Die Heldinnen und Helden in Actionfilmen oder auch in unserem Alltag beeindrucken uns meistens dadurch, dass sie in scheinbar ausweglosen Situationen offenbar übermenschliche Kräfte mobilisieren: Sie sind beinahe eine Klippe hinabgestürzt, hängen nur noch mit den Fingern an der Felskante - und ziehen sich doch noch wieder hinauf. Sie retten jemanden unter Einsatz des eigenen Lebens, indem sie alleine einen schweren Gegenstand zur Seite schieben, für den man sonst die Kraft von zwei oder drei Personen benötigt hätte. Eine Voraussetzung für ein "starkes Verhalten" kann natürlich körperliche Stärke und Fitness sein. Meine Vermutung ist aber, dass solche Höchstleistungen auch bei einer guten körperlichen Verfassung nur dann möglich sind, wenn ein Mensch - möglichst bereits in jungen Jahren - erfahren hat, was auch mental alles in ihm steckt. Und wenn diese Fähigkeiten auch geschult werden. Hierbei kann es natürlich auch passieren, sich zweitweise mit Versagensängsten herumplagen zu müssen, mit der Frage: "Pack ich das?" Bestenfalls führt dies irgendwann dazu, dass sich ein Mensch vor einer Aufgabe sagen kann: "Ich schaff das jetzt!" Und die Aufgabe dann auch bestmöglich löst.

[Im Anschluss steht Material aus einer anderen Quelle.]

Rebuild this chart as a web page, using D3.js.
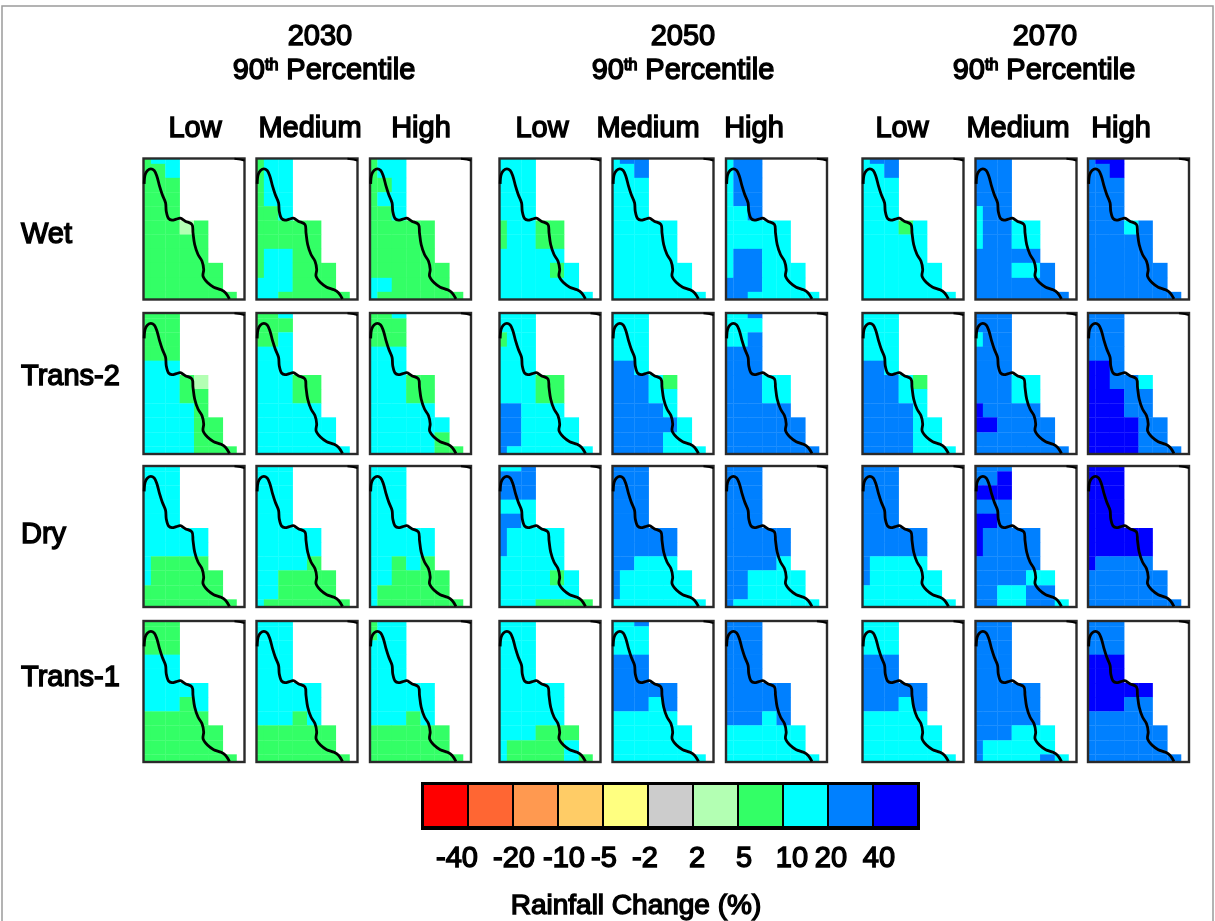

Neben einer positiven Verstärkung, die (nicht nur) Kinder ganz unbestritten immer wieder brauchen, müssen Menschen daher meiner Meinung nach auch ab dem Kindergartenalter immer wieder Situationen geboten werden, in denen sie sich ausprobieren und auch mit anderen Personen messen können. Uns allen sollten möglichst ein Leben lang immer wieder Möglichkeiten geboten werden, Reize zu erfahren, die wir wahrnehmen und für uns als angenehm und unangenehm einordnen können, als erträglich und unerträglich. Nur so lernen wir meiner Meinung nach, auf eine vernünftige Art und Weise mit Stress und Druck im Alltag umzugehen. Ein lebenslanges Schonen und In-Watte-Packen ist m. E. fatal - es lebe der Wettkampf!